The direction of the wind determined the direction from which the planes arrived & departed. Always into it, never with the wind at their backs. He would watch them come or go. Only ever one side of the transaction. When the wind blew from the south, it was a kind of double whammy. The wind brought with it memories of his past, tangible, teasing. He was aware of it even without the planes. A point of origin. Not the original one, but important enough to provide Cartesian coordinates for all subsequent geography. & memorable enough so that, when the planes departed, moving right to left across the windows of his loungeroom, heading south, he longed to be on them.

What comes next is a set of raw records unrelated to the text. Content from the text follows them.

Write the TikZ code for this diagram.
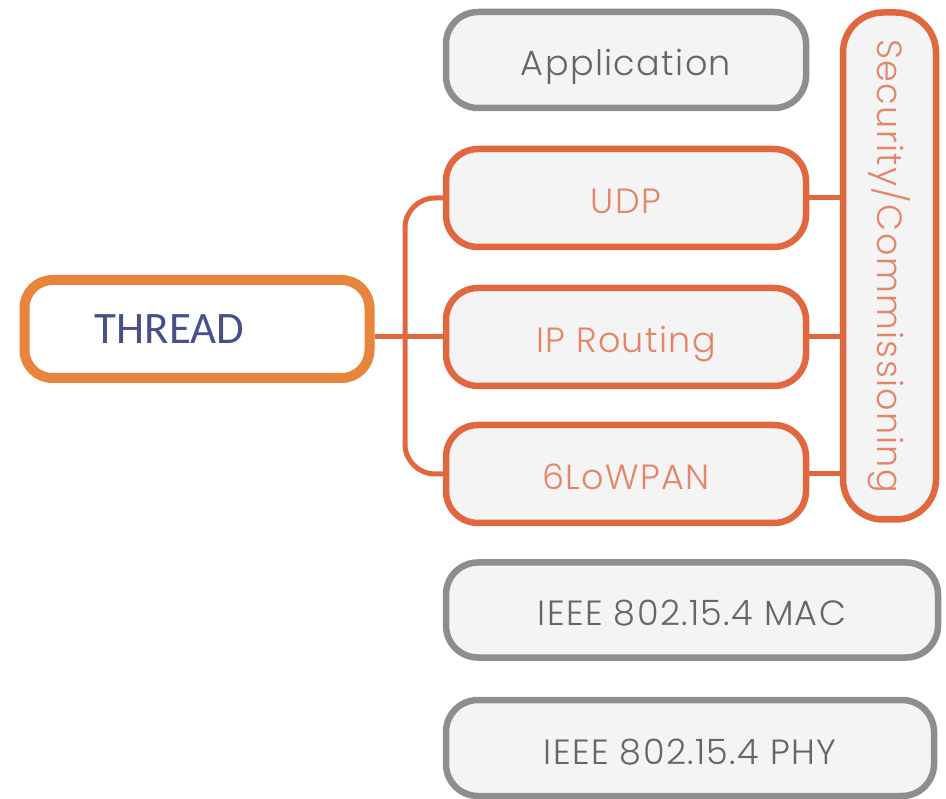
\documentclass[tikz,border=0pt]{standalone}
\usepackage{fontspec}
\setmainfont{Poppins}
\newfontfamily\boxfont{Poppins}[UprightFont=* Light, LetterSpace=4]
\newfontfamily\threadfont{Carlito}
\definecolor{orstroke}{HTML}{E1673F}
\definecolor{ortext}{HTML}{E4856A}
\definecolor{grstroke}{HTML}{8E8E8E}
\definecolor{grtext}{HTML}{666666}
\definecolor{boxfill}{HTML}{F4F4F4}
\definecolor{thstroke}{HTML}{E8843C}
\definecolor{thtext}{HTML}{48508C}
\tikzset{
  layer/.style={rectangle, rounded corners=32pt, line width=6.5pt, fill=boxfill,
    inner sep=0pt, text height=32pt, text depth=0pt,
    font=\boxfont\fontsize{35}{40}\selectfont},
  graylayer/.style={layer, draw=grstroke, text=grtext},
  orlayer/.style={layer, draw=orstroke, text=ortext},
  link/.style={draw=orstroke, line width=5pt},
}
\begin{document}
\begin{tikzpicture}[x=1pt,y=-1pt]
\useasboundingbox[fill=white] (0,0) rectangle (946,799);
\node[graylayer, minimum width=360pt, minimum height=96pt] (app) at (626,60) {Application};
\node[orlayer, minimum width=360pt, minimum height=98pt] (udp) at (626,198) {UDP};
\node[orlayer, minimum width=360pt, minimum height=98pt] (ip) at (626,337) {IP Routing};
\node[orlayer, minimum width=360pt, minimum height=98pt] (lowpan) at (626,474) {6LoWPAN};
\node[orlayer, minimum width=93pt, minimum height=507pt, rounded corners=40pt,
  text height=, text depth=] (sec) at (889.5,266)
  {\rotatebox{-90}{Security/Commissioning}};
\node[graylayer, minimum width=492pt, minimum height=95pt] (mac) at (692,610) {IEEE 802.15.4 MAC};
\node[graylayer, minimum width=488pt, minimum height=96pt] (phy) at (690,748) {IEEE 802.15.4 PHY};
\node[rectangle, rounded corners=28pt, line width=10pt, draw=thstroke, fill=white,
  minimum width=345pt, minimum height=98pt, text=thtext,
  font=\threadfont\fontsize{45}{50}\selectfont] (thread) at (197,329) {\hspace*{-55pt}THREAD};
\coordinate (bus) at (405,337);
\draw[link] (ip.west) -- (ip.west -| thread.east);
\draw[link, rounded corners=30pt] (udp.west) -| (bus) |- (lowpan.west);
\draw[link] (udp.east) -- (udp.east -| sec.west);
\draw[link] (ip.east) -- (ip.east -| sec.west);
\draw[link] (lowpan.east) -- (lowpan.east -| sec.west);
\end{tikzpicture}
\end{document}
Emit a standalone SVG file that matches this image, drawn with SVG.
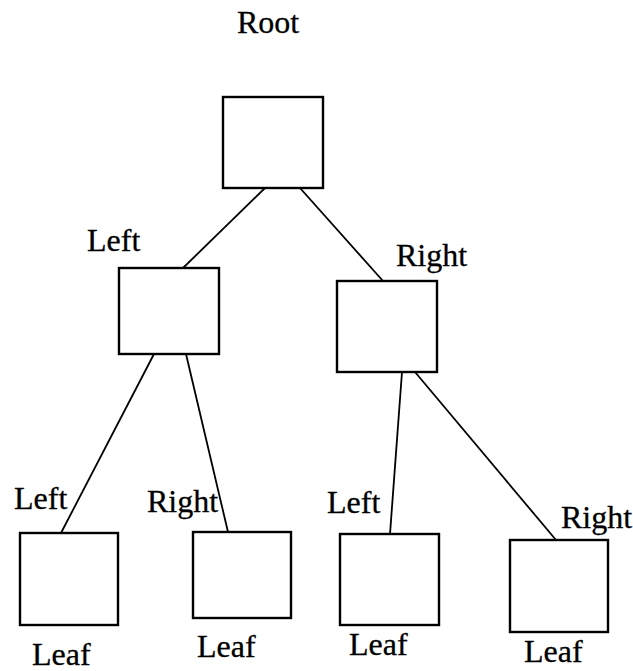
<svg xmlns="http://www.w3.org/2000/svg" width="633" height="671" viewBox="0 0 633 671">
<style>
.box{fill:#fff;stroke:#000;stroke-width:2.4}
.ln{stroke:#000;stroke-width:1.8;fill:none}
text{font-family:"Liberation Serif","Times New Roman",serif;font-size:32px;fill:#000;stroke:#000;stroke-width:0.3}
</style>
<rect width="633" height="671" fill="#fff"/>
<g id="connectors">
<line class="ln" x1="265" y1="188" x2="183" y2="268"/>
<line class="ln" x1="300" y1="188" x2="383" y2="281"/>
<line class="ln" x1="154" y1="354" x2="61" y2="533"/>
<line class="ln" x1="186" y1="354" x2="228" y2="532"/>
<line class="ln" x1="402" y1="372" x2="390" y2="534"/>
<line class="ln" x1="415" y1="372" x2="556" y2="540"/>
</g>
<g id="root"><rect class="box" x="223" y="97" width="100" height="91"/><text x="237" y="33">Root</text></g>
<g id="left"><rect class="box" x="119" y="268" width="100" height="86"/><text x="87" y="251">Left</text></g>
<g id="right"><rect class="box" x="337" y="281" width="100" height="91"/><text x="396" y="266">Right</text></g>
<g id="leaf1"><rect class="box" x="20" y="533" width="98" height="92"/><text x="14" y="509">Left</text><text x="32" y="665">Leaf</text></g>
<g id="leaf2"><rect class="box" x="193" y="532" width="98" height="86"/><text x="147" y="512">Right</text><text x="197" y="657">Leaf</text></g>
<g id="leaf3"><rect class="box" x="340" y="534" width="99" height="91"/><text x="327" y="513">Left</text><text x="349" y="655">Leaf</text></g>
<g id="leaf4"><rect class="box" x="510" y="540" width="98" height="92"/><text x="561" y="528">Right</text><text x="524" y="662">Leaf</text></g>
</svg>
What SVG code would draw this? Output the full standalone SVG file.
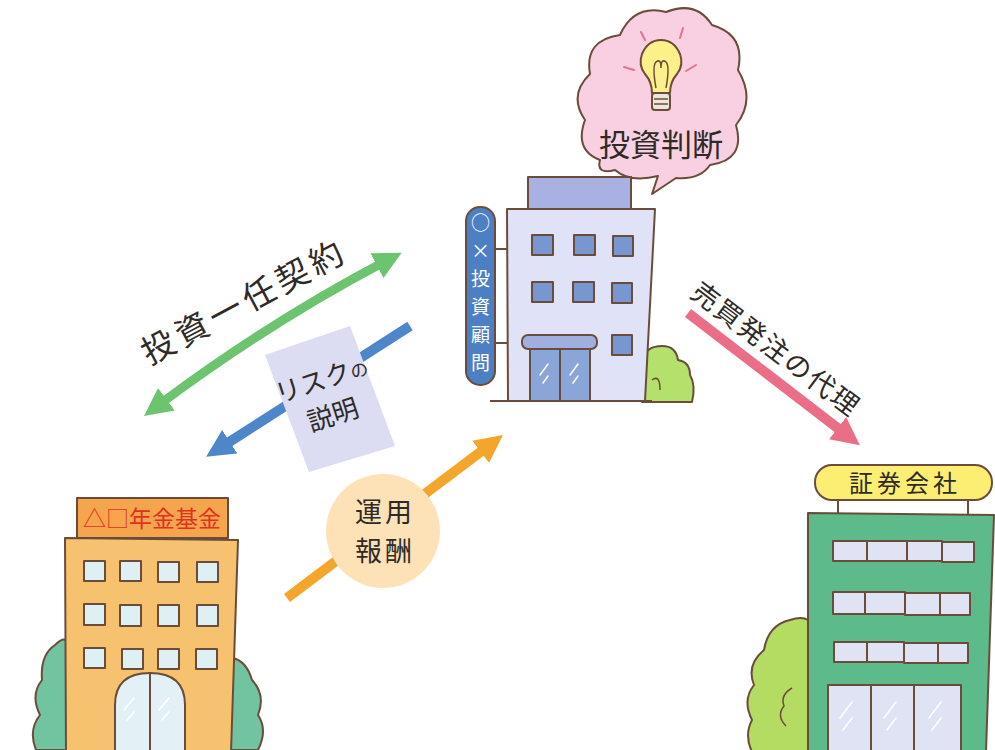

Mark Young lives in a small town in North Queensland in Australia, & has been publishing poetry for almost sixty years. He is the author of over forty books, primarily text poetry but also including speculative fiction, vispo, & art history. His work has been widely anthologized, & his essays & poetry translated into a number of languages. Recent poems have appeared or are to appear in BlazeVOX, Word for/Word, Marsh Hawk Review, Offcourse, Anti-Heroin Chic, & Hamilton Stone Review. He is the editor of Otoliths.

Ori Fienberg

V.

Fruit has no secrets under my shell,
said a turtle to a camel.
And the camel replied,
Love is a fruit.
Leaves of Grass has as much memory
as a pear tree in the fall.
Leaves do not commit suicide,
but some are confused by the rake.

Editor’s note – This poem is part of an as-yet unpublished series of poems by this author called The Book of Answers in response to The Book of Questions by Pablo Neruda.

Star Seekers

When the darkness refused to
abate, they sent out a search party
for the sun and built a lighthouse
in the middle of the town, so it
would find its way home.

A Bundle of Warmth

A woman clutches a load of bread
to her chest and speaks as though
it were a baby; hush now sweet
thing: that’s only the sound of
winter losing its claws.

Ori’s short prose has appeared or is forthcoming in venues such as Essay Daily, PANK, Diagram, Mid-American Review, Subtropics, BOAAT, and decomP. He is a graduate of the Nonfiction Writing Program at the University of Iowa and works for Northeastern University.